DATA SHOWN:
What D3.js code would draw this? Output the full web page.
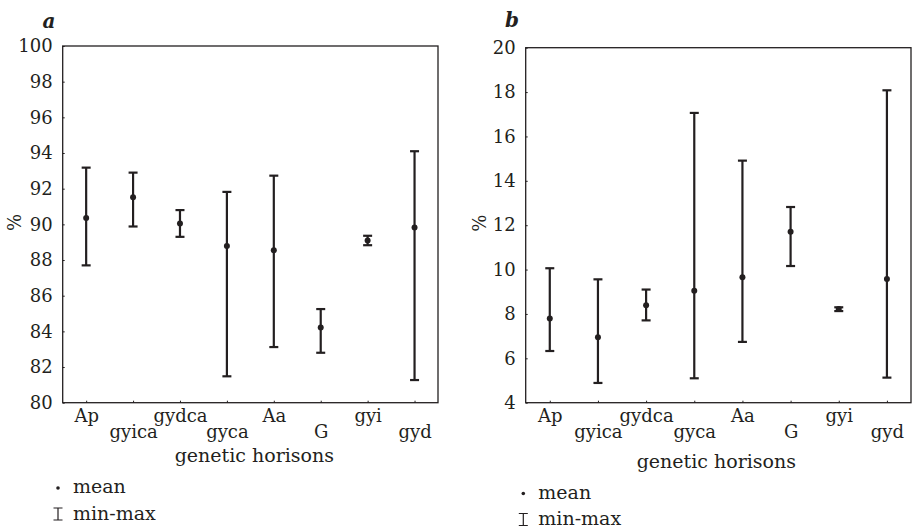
<!DOCTYPE html>
<html>
<head>
<meta charset="utf-8">
<script src="https://cdn.jsdelivr.net/npm/d3@7"></script>
<style>
  body { margin: 0; background: #fff; }
  svg text { font-family: "DejaVu Serif", serif; fill: #231f20; }
</style>
</head>
<body>
<div id="chart"></div>
<script>
// genetic horisons (same for both panels)
const categories = ["Ap", "gyica", "gydca", "gyca", "Aa", "G", "gyi", "gyd"];

// panel a
const meanA = [90.36, 91.52, 90.05, 88.78, 88.55, 84.22, 89.1, 89.82];
const minA  = [87.7, 89.88, 89.3, 81.48, 83.12, 82.8, 88.83, 81.27];
const maxA  = [93.18, 92.9, 90.8, 91.82, 92.73, 85.25, 89.36, 94.1];
const ticksA = [80, 82, 84, 86, 88, 90, 92, 94, 96, 98, 100];

// panel b
const meanB = [7.79, 6.95, 8.39, 9.05, 9.65, 11.71, 8.22, 9.58];
const minB  = [6.33, 4.89, 7.71, 5.1, 6.74, 10.16, 8.13, 5.13];
const maxB  = [10.06, 9.56, 9.1, 17.06, 14.91, 12.82, 8.3, 18.08];
const ticksB = [4, 6, 8, 10, 12, 14, 16, 18, 20];

const W = 913, H = 528;
const ink = "#231f20";

const svg = d3.select("#chart").append("svg")
    .attr("width", W)
    .attr("height", H);

function drawPanel(p) {
  const x = d3.scalePoint().domain(categories)
      .range([p.left, p.right]).padding(0.5);
  const y = d3.scaleLinear().domain(d3.extent(p.ticks))
      .range([p.bottom, p.top]);

  const g = svg.append("g");

  // frame
  g.append("rect")
      .attr("x", p.left).attr("y", p.top)
      .attr("width", p.right - p.left).attr("height", p.bottom - p.top)
      .attr("fill", "none").attr("stroke", ink).attr("stroke-width", 1.3);

  // y axis
  const ya = g.append("g")
      .attr("transform", `translate(${p.left},0)`)
      .call(d3.axisLeft(y).tickValues(p.ticks).tickSizeInner(-2).tickSizeOuter(0).tickPadding(10));
  ya.select(".domain").remove();
  ya.selectAll("line").attr("stroke", ink);
  ya.selectAll("text").attr("font-size", 18).attr("fill", ink);

  // x axis, labels staggered on two rows
  const xa = g.append("g")
      .attr("transform", `translate(0,${p.bottom})`)
      .call(d3.axisBottom(x).tickSizeInner(-2).tickSizeOuter(0));
  xa.select(".domain").remove();
  xa.selectAll("line").attr("stroke", ink);
  xa.selectAll("text")
      .attr("font-size", 18).attr("fill", ink)
      .attr("dy", 0)
      .attr("y", (d, i) => i % 2 === 0 ? 19.5 : 35);

  // axis titles
  g.append("text")
      .attr("x", (p.left + p.right) / 2 + p.titleShift)
      .attr("y", p.titleY)
      .attr("text-anchor", "middle")
      .attr("font-size", 19)
      .text("genetic horisons");

  g.append("text")
      .attr("transform", `translate(${p.pctX},${(p.top + p.bottom) / 2 - 2}) rotate(-90)`)
      .attr("text-anchor", "middle")
      .attr("dy", "0.35em")
      .attr("font-size", 18)
      .text("%");

  // panel letter
  g.append("text")
      .attr("x", p.letterX).attr("y", p.letterY)
      .attr("font-size", 20)
      .attr("font-weight", "bold")
      .attr("font-style", "italic")
      .text(p.letter);

  // min-max bars
  const rows = categories.map((c, i) => ({ c, mean: p.mean[i], min: p.min[i], max: p.max[i] }));
  const cap = 4.5;
  const bars = g.append("g").attr("stroke", ink).attr("stroke-width", 2.2);
  bars.selectAll("line.v").data(rows).join("line")
      .attr("class", "v")
      .attr("x1", d => x(d.c)).attr("x2", d => x(d.c))
      .attr("y1", d => y(d.min)).attr("y2", d => y(d.max));
  bars.selectAll("line.hi").data(rows).join("line")
      .attr("class", "hi")
      .attr("x1", d => x(d.c) - cap).attr("x2", d => x(d.c) + cap)
      .attr("y1", d => y(d.max)).attr("y2", d => y(d.max));
  bars.selectAll("line.lo").data(rows).join("line")
      .attr("class", "lo")
      .attr("x1", d => x(d.c) - cap).attr("x2", d => x(d.c) + cap)
      .attr("y1", d => y(d.min)).attr("y2", d => y(d.min));

  // means
  g.selectAll("circle.mean").data(rows).join("circle")
      .attr("class", "mean")
      .attr("cx", d => x(d.c)).attr("cy", d => y(d.mean))
      .attr("r", 3).attr("fill", ink);

  // legend
  const lg = g.append("g").attr("transform", `translate(${p.legX},${p.legY})`);
  lg.append("circle").attr("cx", 0).attr("cy", 0).attr("r", 1.8).attr("fill", ink);
  lg.append("text").attr("x", 15).attr("y", 5).attr("font-size", 19).text("mean");
  lg.append("path")
      .attr("d", "M0,20V32M-4.5,20H4.5M-4.5,32H4.5")
      .attr("fill", "none").attr("stroke", ink).attr("stroke-width", 1.2);
  lg.append("text").attr("x", 15).attr("y", 31.5).attr("font-size", 19).text("min-max");
}

drawPanel({
  letter: "a", letterX: 42.5, letterY: 28,
  left: 62.7, right: 438, top: 46, bottom: 402.7,
  ticks: ticksA, mean: meanA, min: minA, max: maxA,
  titleShift: 4, titleY: 461.5, pctX: 15,
  legX: 58, legY: 488
});

drawPanel({
  letter: "b", letterX: 505, letterY: 27,
  left: 525.7, right: 911, top: 47.7, bottom: 402.7,
  ticks: ticksB, mean: meanB, min: minB, max: maxB,
  titleShift: -2, titleY: 468, pctX: 480,
  legX: 523.3, legY: 493.5
});
</script>
</body>
</html>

YOUR INSTRUCTIONS: Omitting all images, print the listing exactly.

TASK ANSWER:
What D3.js code would draw this? Output the full web page.
<!DOCTYPE html>
<html>
<head>
<meta charset="utf-8">
<script src="https://cdn.jsdelivr.net/npm/d3@7"></script>
<style>
  body { margin: 0; background: #fff; }
  svg text { font-family: "DejaVu Serif", serif; fill: #231f20; }
</style>
</head>
<body>
<div id="chart"></div>
<script>
// genetic horisons (same for both panels)
const categories = ["Ap", "gyica", "gydca", "gyca", "Aa", "G", "gyi", "gyd"];

// panel a
const meanA = [90.36, 91.52, 90.05, 88.78, 88.55, 84.22, 89.1, 89.82];
const minA  = [87.7, 89.88, 89.3, 81.48, 83.12, 82.8, 88.83, 81.27];
const maxA  = [93.18, 92.9, 90.8, 91.82, 92.73, 85.25, 89.36, 94.1];
const ticksA = [80, 82, 84, 86, 88, 90, 92, 94, 96, 98, 100];

// panel b
const meanB = [7.79, 6.95, 8.39, 9.05, 9.65, 11.71, 8.22, 9.58];
const minB  = [6.33, 4.89, 7.71, 5.1, 6.74, 10.16, 8.13, 5.13];
const maxB  = [10.06, 9.56, 9.1, 17.06, 14.91, 12.82, 8.3, 18.08];
const ticksB = [4, 6, 8, 10, 12, 14, 16, 18, 20];

const W = 913, H = 528;
const ink = "#231f20";

const svg = d3.select("#chart").append("svg")
    .attr("width", W)
    .attr("height", H);

function drawPanel(p) {
  const x = d3.scalePoint().domain(categories)
      .range([p.left, p.right]).padding(0.5);
  const y = d3.scaleLinear().domain(d3.extent(p.ticks))
      .range([p.bottom, p.top]);

  const g = svg.append("g");

  // frame
  g.append("rect")
      .attr("x", p.left).attr("y", p.top)
      .attr("width", p.right - p.left).attr("height", p.bottom - p.top)
      .attr("fill", "none").attr("stroke", ink).attr("stroke-width", 1.3);

  // y axis
  const ya = g.append("g")
      .attr("transform", `translate(${p.left},0)`)
      .call(d3.axisLeft(y).tickValues(p.ticks).tickSizeInner(-2).tickSizeOuter(0).tickPadding(10));
  ya.select(".domain").remove();
  ya.selectAll("line").attr("stroke", ink);
  ya.selectAll("text").attr("font-size", 18).attr("fill", ink);

  // x axis, labels staggered on two rows
  const xa = g.append("g")
      .attr("transform", `translate(0,${p.bottom})`)
      .call(d3.axisBottom(x).tickSizeInner(-2).tickSizeOuter(0));
  xa.select(".domain").remove();
  xa.selectAll("line").attr("stroke", ink);
  xa.selectAll("text")
      .attr("font-size", 18).attr("fill", ink)
      .attr("dy", 0)
      .attr("y", (d, i) => i % 2 === 0 ? 19.5 : 35);

  // axis titles
  g.append("text")
      .attr("x", (p.left + p.right) / 2 + p.titleShift)
      .attr("y", p.titleY)
      .attr("text-anchor", "middle")
      .attr("font-size", 19)
      .text("genetic horisons");

  g.append("text")
      .attr("transform", `translate(${p.pctX},${(p.top + p.bottom) / 2 - 2}) rotate(-90)`)
      .attr("text-anchor", "middle")
      .attr("dy", "0.35em")
      .attr("font-size", 18)
      .text("%");

  // panel letter
  g.append("text")
      .attr("x", p.letterX).attr("y", p.letterY)
      .attr("font-size", 20)
      .attr("font-weight", "bold")
      .attr("font-style", "italic")
      .text(p.letter);

  // min-max bars
  const rows = categories.map((c, i) => ({ c, mean: p.mean[i], min: p.min[i], max: p.max[i] }));
  const cap = 4.5;
  const bars = g.append("g").attr("stroke", ink).attr("stroke-width", 2.2);
  bars.selectAll("line.v").data(rows).join("line")
      .attr("class", "v")
      .attr("x1", d => x(d.c)).attr("x2", d => x(d.c))
      .attr("y1", d => y(d.min)).attr("y2", d => y(d.max));
  bars.selectAll("line.hi").data(rows).join("line")
      .attr("class", "hi")
      .attr("x1", d => x(d.c) - cap).attr("x2", d => x(d.c) + cap)
      .attr("y1", d => y(d.max)).attr("y2", d => y(d.max));
  bars.selectAll("line.lo").data(rows).join("line")
      .attr("class", "lo")
      .attr("x1", d => x(d.c) - cap).attr("x2", d => x(d.c) + cap)
      .attr("y1", d => y(d.min)).attr("y2", d => y(d.min));

  // means
  g.selectAll("circle.mean").data(rows).join("circle")
      .attr("class", "mean")
      .attr("cx", d => x(d.c)).attr("cy", d => y(d.mean))
      .attr("r", 3).attr("fill", ink);

  // legend
  const lg = g.append("g").attr("transform", `translate(${p.legX},${p.legY})`);
  lg.append("circle").attr("cx", 0).attr("cy", 0).attr("r", 1.8).attr("fill", ink);
  lg.append("text").attr("x", 15).attr("y", 5).attr("font-size", 19).text("mean");
  lg.append("path")
      .attr("d", "M0,20V32M-4.5,20H4.5M-4.5,32H4.5")
      .attr("fill", "none").attr("stroke", ink).attr("stroke-width", 1.2);
  lg.append("text").attr("x", 15).attr("y", 31.5).attr("font-size", 19).text("min-max");
}

drawPanel({
  letter: "a", letterX: 42.5, letterY: 28,
  left: 62.7, right: 438, top: 46, bottom: 402.7,
  ticks: ticksA, mean: meanA, min: minA, max: maxA,
  titleShift: 4, titleY: 461.5, pctX: 15,
  legX: 58, legY: 488
});

drawPanel({
  letter: "b", letterX: 505, letterY: 27,
  left: 525.7, right: 911, top: 47.7, bottom: 402.7,
  ticks: ticksB, mean: meanB, min: minB, max: maxB,
  titleShift: -2, titleY: 468, pctX: 480,
  legX: 523.3, legY: 493.5
});
</script>
</body>
</html>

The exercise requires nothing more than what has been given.